The Melbourne Cup is a wonderful event. It’s been going for over 150 years and when they talk about the race that stops the nation, this genuinely does. I mean the schools stop to watch the race, it’s a public holiday."

"For as long as I can remember it is the race that stops the nation but the wonderful thing that Racing Victoria and the Victoria Racing Club have done is that they have taken it a step further and it’s getting close to being the race that stops the world.”

“As Australians what we really want is for the internationals to come but we don't want them to win." Nick Williams

Vintage Crop takes out the 1993 Melbourne Cup

Williams believes that Weld’s trailblazing has been a major factor in raising the international profile of the race which is now sponsored by Lexus and worth $7.3 million.

“Australia is a long way from the northern hemisphere and when Dermot did it 25 years ago, travelling horses wasn't the norm. What he’s done for this race, you know when I get up to the northern hemisphere all everyone wants to talk about is Melbourne Cup, and I think that’s fantastic.

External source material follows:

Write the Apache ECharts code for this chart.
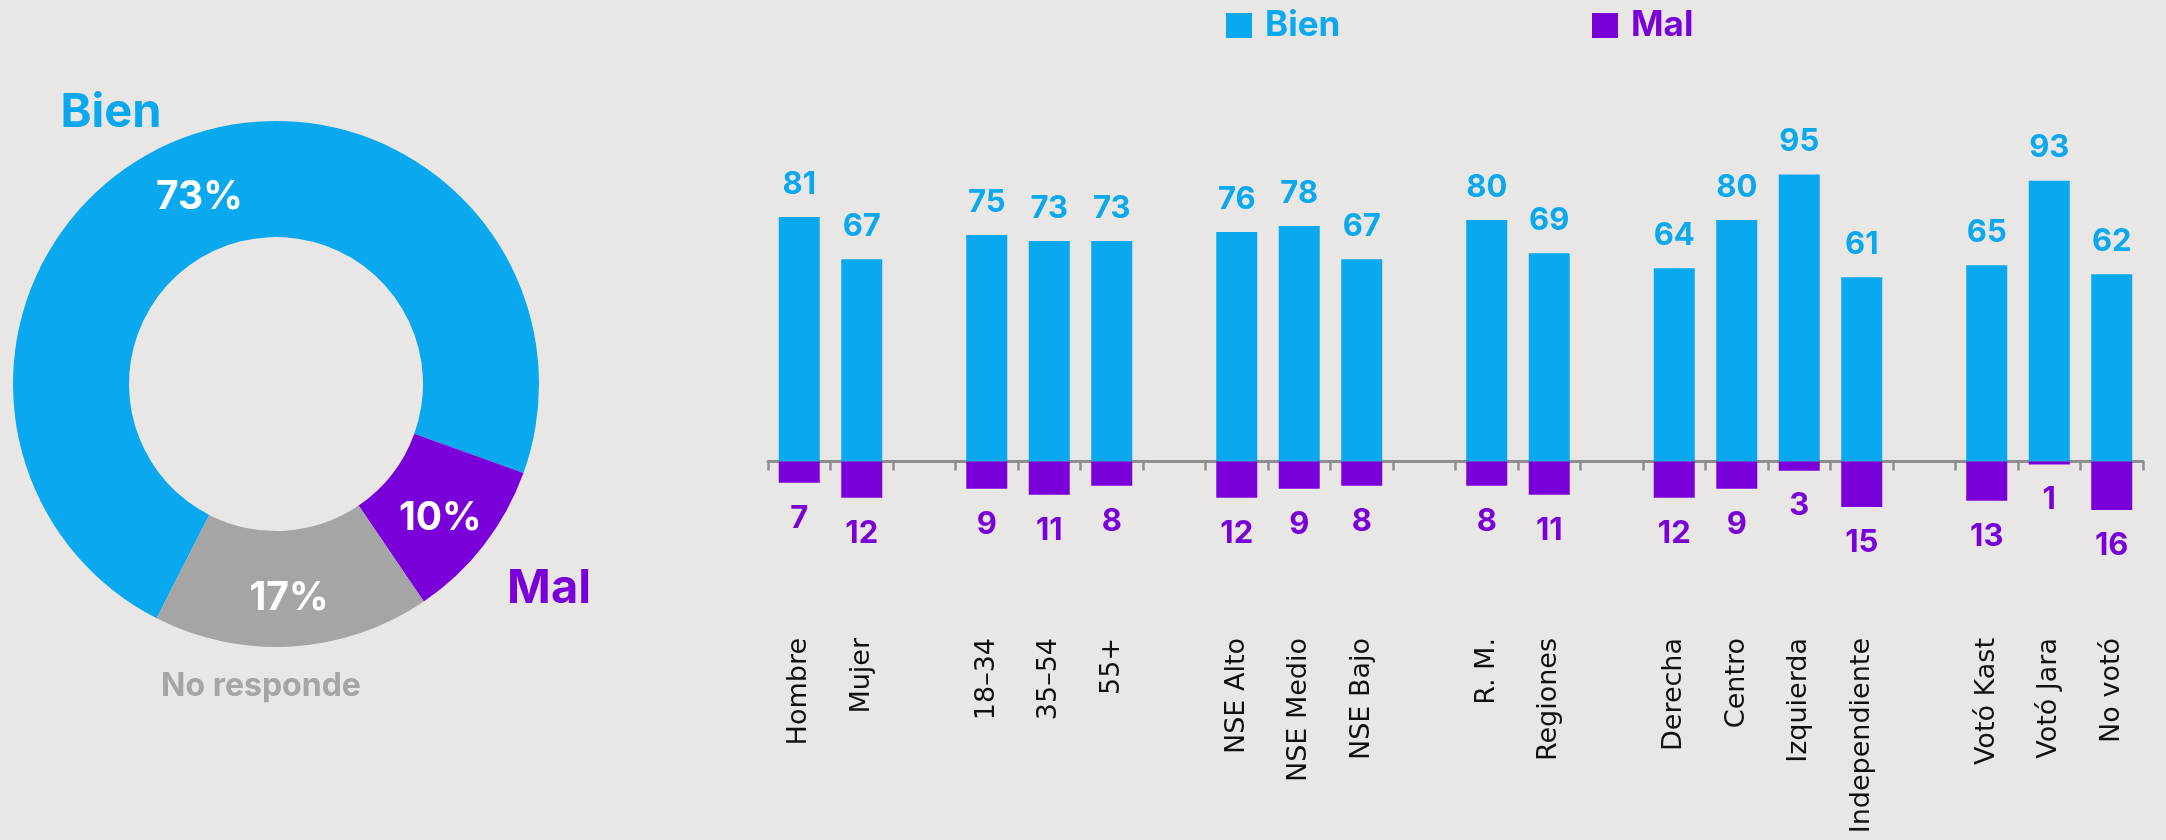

"Look at this race this year—you’ve got a horse owned by Khalid Abdullah, horses owned by Sheikh Mohammed, you’ve got the Magnier family and the Niarchos family." Nick Williams

“As Australians what we really want is for the internationals to come but we don't want them to win. But look at this race this year—you’ve got a horse owned by Khalid Abdullah, horses owned by Sheikh Mohammed, you’ve got the Magnier family and the Niarchos family. There's not many bigger names in racing in the world and for them to be represented in this race shows where it has gone on a world scale and I think all credit must go to Racing Victoria and to the VRC for getting this race to that level.”

A world-class race it has become, but in aiming for win number seven, the Williams family will be hoping that the Cup once again stays where it belongs, at home in Melbourne.